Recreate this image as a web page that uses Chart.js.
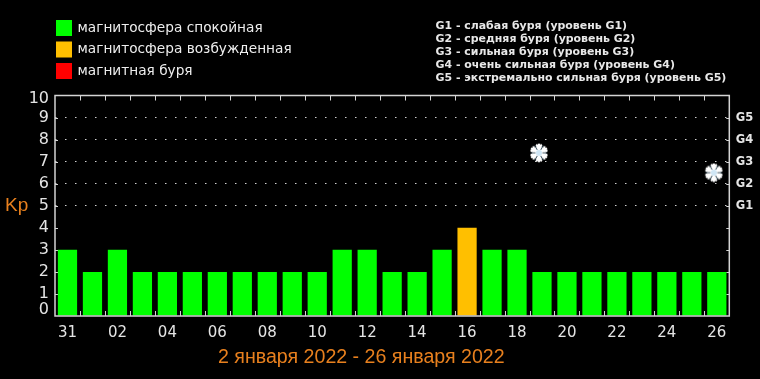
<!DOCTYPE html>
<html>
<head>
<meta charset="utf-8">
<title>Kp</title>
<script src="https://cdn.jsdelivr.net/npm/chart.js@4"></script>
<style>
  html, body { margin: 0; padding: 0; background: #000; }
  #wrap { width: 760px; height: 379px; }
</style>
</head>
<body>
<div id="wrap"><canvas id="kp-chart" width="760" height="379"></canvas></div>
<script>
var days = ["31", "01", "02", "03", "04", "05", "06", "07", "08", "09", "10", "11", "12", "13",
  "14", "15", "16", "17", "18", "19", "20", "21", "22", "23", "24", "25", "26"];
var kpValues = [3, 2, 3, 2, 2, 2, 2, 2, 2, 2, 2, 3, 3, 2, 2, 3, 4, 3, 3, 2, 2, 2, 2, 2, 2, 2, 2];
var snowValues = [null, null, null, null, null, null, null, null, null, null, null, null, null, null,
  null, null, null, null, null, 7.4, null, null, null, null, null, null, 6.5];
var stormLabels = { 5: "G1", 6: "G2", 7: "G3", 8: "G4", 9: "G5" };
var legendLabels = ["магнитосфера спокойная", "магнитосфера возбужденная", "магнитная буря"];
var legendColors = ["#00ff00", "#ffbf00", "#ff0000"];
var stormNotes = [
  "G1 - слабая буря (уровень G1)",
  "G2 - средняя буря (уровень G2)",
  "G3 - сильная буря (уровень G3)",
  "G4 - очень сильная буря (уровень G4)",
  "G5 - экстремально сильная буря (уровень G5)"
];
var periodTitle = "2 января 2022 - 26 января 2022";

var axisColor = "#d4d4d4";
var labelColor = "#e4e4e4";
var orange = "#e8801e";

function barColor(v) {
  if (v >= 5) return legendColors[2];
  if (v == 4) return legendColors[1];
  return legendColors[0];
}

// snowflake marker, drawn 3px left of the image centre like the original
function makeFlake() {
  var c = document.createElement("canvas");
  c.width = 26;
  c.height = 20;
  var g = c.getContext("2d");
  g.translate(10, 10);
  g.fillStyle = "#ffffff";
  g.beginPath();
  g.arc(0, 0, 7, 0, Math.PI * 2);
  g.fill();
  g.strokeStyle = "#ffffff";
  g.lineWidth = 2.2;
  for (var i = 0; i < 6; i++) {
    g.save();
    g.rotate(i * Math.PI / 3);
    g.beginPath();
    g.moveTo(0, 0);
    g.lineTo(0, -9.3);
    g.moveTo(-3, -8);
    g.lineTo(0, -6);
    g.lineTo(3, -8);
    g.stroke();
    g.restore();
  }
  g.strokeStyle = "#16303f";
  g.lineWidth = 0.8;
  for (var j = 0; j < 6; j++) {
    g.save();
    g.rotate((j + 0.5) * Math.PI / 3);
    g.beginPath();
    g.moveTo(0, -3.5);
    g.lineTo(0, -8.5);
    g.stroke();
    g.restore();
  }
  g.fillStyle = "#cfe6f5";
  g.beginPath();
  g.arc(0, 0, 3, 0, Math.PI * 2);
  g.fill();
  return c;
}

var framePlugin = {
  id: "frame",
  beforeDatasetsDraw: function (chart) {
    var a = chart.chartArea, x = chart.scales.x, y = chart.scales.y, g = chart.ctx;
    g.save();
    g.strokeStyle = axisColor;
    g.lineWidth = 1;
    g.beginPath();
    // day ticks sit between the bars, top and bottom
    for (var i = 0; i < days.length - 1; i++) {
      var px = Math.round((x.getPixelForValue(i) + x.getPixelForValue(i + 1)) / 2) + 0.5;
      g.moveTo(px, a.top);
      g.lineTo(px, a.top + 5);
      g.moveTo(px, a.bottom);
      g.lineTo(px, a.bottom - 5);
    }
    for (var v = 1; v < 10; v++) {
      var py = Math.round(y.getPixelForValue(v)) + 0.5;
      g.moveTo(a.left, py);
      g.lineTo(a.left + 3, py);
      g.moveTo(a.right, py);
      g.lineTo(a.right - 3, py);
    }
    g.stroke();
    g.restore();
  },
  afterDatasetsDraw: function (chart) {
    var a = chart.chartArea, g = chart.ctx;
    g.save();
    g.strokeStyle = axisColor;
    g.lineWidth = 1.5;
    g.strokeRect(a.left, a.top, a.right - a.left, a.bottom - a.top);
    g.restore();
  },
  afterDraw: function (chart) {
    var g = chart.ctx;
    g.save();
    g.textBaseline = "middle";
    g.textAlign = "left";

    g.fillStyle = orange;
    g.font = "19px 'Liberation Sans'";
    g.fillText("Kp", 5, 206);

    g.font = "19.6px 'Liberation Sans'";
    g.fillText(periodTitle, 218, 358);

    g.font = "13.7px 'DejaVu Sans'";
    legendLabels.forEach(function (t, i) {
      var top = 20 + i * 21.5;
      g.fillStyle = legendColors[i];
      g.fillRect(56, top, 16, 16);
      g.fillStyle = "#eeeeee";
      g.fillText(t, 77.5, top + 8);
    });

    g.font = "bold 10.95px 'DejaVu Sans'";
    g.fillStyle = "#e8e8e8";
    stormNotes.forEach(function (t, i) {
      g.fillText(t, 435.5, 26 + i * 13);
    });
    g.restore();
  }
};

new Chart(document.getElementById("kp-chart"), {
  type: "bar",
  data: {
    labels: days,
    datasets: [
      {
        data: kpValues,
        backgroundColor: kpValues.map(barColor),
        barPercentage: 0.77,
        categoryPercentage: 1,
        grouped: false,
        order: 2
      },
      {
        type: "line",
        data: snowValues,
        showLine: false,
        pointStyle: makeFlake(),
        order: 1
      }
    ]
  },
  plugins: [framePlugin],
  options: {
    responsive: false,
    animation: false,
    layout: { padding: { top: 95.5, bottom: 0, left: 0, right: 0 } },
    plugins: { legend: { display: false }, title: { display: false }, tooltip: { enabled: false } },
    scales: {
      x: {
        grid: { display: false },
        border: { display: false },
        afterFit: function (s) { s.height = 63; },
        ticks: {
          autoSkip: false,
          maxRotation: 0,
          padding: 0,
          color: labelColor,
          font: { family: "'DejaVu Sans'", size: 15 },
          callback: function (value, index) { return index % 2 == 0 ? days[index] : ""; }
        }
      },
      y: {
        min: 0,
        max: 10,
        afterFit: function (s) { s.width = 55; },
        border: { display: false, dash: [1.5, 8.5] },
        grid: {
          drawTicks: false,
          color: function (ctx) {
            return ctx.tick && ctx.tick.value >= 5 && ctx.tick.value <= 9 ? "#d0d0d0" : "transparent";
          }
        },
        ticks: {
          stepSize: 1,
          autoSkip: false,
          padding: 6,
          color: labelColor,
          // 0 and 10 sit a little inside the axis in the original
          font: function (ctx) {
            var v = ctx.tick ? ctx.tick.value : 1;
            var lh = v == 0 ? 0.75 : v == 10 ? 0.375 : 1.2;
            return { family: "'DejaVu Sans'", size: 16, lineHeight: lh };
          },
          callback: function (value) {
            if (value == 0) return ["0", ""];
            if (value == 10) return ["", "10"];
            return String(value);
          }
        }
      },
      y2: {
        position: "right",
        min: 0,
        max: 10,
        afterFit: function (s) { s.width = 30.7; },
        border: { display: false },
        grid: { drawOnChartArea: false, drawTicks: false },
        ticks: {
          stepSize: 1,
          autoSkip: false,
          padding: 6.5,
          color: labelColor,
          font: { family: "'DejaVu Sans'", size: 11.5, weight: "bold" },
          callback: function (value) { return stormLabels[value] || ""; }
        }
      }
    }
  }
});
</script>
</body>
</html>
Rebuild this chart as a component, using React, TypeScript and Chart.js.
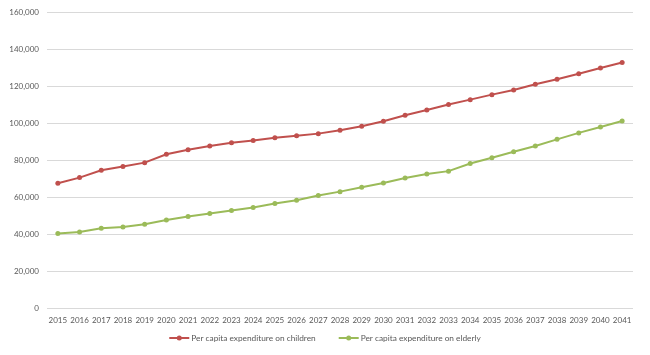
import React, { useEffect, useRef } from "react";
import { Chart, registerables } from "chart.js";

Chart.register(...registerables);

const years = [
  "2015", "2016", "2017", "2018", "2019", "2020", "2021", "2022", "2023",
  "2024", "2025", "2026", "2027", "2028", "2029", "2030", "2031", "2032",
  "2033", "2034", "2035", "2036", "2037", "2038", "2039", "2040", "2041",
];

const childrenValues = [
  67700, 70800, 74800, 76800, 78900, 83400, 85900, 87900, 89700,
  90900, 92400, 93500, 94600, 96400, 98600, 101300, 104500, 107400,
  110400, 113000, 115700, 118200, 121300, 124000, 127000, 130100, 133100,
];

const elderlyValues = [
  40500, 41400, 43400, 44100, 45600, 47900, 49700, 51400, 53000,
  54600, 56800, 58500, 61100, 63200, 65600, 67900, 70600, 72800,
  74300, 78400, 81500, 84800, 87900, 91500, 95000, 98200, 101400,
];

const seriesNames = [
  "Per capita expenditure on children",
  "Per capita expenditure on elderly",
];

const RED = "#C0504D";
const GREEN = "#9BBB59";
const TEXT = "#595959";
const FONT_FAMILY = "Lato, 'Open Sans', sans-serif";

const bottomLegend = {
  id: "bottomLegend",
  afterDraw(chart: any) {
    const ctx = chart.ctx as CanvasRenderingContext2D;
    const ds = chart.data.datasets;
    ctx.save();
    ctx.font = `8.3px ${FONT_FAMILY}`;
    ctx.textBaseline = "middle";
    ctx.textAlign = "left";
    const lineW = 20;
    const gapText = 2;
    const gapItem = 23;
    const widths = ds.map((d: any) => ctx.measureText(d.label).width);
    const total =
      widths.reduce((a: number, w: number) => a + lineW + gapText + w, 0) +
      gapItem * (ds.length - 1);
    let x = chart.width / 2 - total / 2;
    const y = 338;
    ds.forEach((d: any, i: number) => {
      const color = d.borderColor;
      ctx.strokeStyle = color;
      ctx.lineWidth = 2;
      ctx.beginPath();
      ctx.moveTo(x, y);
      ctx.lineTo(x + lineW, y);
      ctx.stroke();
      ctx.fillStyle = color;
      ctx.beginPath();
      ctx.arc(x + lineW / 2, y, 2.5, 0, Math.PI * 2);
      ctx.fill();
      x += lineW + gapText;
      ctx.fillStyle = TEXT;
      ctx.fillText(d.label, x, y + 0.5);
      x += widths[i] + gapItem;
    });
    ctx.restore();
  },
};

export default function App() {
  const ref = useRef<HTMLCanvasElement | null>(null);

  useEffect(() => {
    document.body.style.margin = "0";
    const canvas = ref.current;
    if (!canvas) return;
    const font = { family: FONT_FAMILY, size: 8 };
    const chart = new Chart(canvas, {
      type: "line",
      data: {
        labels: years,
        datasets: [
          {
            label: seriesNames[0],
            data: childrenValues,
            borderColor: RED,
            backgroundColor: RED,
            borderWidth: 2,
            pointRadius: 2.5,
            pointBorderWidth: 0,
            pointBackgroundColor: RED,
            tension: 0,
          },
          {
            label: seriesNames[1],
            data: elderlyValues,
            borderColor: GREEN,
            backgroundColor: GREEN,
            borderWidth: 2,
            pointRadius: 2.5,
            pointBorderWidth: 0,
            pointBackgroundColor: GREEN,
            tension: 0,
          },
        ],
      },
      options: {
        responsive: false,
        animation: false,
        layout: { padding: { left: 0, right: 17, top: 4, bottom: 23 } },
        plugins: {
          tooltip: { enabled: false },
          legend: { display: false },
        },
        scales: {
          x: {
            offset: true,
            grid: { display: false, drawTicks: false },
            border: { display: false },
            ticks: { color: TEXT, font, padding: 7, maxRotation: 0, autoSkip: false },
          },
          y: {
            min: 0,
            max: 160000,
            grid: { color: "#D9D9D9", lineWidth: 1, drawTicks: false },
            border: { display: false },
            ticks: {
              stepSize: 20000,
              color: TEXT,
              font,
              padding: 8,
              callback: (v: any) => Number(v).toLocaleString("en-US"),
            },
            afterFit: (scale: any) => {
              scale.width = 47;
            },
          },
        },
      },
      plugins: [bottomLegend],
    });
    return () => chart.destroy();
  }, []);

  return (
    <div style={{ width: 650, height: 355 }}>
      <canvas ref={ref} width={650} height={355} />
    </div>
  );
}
————
→ What you have to do
Check each line of the records above for "React", and copy those that have it.

→ Solution to this problem
Rebuild this chart as a component, using React, TypeScript and Chart.js.
import React, { useEffect, useRef } from "react";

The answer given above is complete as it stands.